Species of shrub endemic to Western Australia

Hakea eneabba is a shrub in the family Proteaceae. It is endemic to an area along the west coast in the Mid West region of Western Australia.

==Description==
Hakea eneabba is a low, many-branched lignotuberous shrub growing to a height of 0.4 to 1.5 m. Smaller branches are either smooth or hairy. Leaves are smooth and rigid with a central vein the length of the leaf ending with a sharp point at the apex. The leaves grow alternately or are whorled around the stem 30-120 mm long and 4-14 mm wide, widest above the middle. The inflorescence consists of 14–18 chrome-yellow flowers appearing in leaf axils in upper branches. The pedicel is smooth 2-3 mm long. The perianth pale yellowish to green and 24-27 mm long.

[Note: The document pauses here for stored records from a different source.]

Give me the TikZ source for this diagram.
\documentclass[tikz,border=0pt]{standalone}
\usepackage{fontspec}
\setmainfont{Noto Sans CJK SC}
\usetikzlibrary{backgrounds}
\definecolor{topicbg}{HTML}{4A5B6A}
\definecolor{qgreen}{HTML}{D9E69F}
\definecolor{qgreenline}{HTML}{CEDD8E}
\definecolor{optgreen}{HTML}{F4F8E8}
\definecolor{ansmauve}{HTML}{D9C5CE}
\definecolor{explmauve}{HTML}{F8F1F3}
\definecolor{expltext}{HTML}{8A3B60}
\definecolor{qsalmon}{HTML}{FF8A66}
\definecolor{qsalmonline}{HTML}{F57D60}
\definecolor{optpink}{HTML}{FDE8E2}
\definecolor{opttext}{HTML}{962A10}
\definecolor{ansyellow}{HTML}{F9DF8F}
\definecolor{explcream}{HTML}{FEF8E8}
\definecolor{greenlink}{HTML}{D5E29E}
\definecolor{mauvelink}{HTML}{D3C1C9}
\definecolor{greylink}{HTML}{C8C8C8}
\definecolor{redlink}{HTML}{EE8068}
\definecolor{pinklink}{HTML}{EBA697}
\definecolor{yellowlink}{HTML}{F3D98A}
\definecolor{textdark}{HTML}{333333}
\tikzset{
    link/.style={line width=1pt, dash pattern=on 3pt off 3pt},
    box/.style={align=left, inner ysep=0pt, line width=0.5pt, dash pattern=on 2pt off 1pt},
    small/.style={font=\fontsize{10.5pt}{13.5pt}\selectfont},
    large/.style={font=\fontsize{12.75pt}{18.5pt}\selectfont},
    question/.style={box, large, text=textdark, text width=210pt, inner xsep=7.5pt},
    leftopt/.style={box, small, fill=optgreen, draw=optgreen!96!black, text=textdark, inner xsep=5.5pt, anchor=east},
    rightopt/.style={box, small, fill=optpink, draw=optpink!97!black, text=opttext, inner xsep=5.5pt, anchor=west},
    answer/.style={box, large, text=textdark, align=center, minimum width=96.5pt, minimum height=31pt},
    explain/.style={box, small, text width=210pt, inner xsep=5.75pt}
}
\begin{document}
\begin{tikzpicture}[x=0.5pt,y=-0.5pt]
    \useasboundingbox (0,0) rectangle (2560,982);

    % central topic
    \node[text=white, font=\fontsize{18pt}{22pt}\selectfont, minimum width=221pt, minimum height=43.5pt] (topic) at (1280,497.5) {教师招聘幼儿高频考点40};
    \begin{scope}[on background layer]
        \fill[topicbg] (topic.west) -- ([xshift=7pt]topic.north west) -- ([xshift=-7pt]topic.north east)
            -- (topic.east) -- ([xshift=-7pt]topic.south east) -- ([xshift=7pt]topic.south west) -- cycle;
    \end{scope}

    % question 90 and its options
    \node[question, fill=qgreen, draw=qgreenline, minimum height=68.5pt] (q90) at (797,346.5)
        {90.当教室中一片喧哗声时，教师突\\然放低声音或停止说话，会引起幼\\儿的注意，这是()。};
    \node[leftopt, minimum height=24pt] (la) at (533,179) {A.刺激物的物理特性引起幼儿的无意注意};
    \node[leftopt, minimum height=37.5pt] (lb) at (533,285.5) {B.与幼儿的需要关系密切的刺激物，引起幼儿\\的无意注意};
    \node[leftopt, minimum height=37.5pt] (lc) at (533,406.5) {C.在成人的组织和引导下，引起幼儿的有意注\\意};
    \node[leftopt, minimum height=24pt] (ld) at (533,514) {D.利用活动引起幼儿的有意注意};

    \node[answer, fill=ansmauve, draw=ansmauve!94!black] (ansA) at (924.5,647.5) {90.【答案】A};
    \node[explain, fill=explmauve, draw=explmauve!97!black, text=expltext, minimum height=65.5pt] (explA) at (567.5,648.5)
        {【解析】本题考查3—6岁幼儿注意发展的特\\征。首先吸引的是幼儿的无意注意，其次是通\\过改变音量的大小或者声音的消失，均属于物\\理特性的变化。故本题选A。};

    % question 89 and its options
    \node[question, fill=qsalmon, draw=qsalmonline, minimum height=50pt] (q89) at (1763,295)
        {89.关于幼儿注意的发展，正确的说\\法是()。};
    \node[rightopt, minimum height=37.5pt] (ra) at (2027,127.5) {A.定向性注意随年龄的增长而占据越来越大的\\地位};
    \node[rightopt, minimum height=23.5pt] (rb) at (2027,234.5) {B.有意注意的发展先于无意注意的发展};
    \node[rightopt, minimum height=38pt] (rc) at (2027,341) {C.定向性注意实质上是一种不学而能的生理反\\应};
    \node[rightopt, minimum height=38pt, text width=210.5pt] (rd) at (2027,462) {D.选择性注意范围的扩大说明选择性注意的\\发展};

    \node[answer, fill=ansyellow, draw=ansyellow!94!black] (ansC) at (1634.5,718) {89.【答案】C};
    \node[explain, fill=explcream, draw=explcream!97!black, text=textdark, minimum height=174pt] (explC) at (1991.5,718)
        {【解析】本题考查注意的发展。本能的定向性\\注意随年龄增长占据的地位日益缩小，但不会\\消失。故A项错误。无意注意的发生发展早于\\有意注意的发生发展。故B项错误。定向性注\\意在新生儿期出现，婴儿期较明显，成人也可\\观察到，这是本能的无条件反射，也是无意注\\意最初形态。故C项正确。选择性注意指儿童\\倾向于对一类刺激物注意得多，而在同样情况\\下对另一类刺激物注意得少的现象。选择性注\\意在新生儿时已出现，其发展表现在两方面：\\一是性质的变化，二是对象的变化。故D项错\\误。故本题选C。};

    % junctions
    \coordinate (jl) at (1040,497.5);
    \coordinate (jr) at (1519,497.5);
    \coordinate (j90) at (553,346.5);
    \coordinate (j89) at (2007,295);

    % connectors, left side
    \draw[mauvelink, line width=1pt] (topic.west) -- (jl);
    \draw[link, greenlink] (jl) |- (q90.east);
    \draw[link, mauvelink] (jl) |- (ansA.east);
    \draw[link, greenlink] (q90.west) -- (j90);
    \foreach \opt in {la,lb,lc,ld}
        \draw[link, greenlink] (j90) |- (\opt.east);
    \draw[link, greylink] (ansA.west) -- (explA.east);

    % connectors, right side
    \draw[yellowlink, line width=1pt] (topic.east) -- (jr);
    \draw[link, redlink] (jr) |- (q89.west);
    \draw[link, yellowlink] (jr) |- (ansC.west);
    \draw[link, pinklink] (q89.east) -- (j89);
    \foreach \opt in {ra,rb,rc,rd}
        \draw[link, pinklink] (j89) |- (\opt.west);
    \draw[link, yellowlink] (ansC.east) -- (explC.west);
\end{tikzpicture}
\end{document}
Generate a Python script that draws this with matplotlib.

The style is smooth and 28-31 mm long. The fruit form in the leaf axils at an angle to the stem are egg-shaped 2.2-2.4 cm long and 1.1-1.4 cm wide tapering to a rounded beak .

==Taxonomy and naming==
This species of Hakea was named after the vicinity of Eneabba where it grows. It was first formally described by the botanist Laurence Haegi in 1999 in the work Flora of Australia by Haegi, William Robert Barker, Robyn Barker and Annette Wilson.

==Distribution and habitat==
It grows in scattered areas in and around Eneabba between Geraldton in the north to Dandaragan in the south on deep sand in heathland. This ornamental species requires a well-drained site in full sun.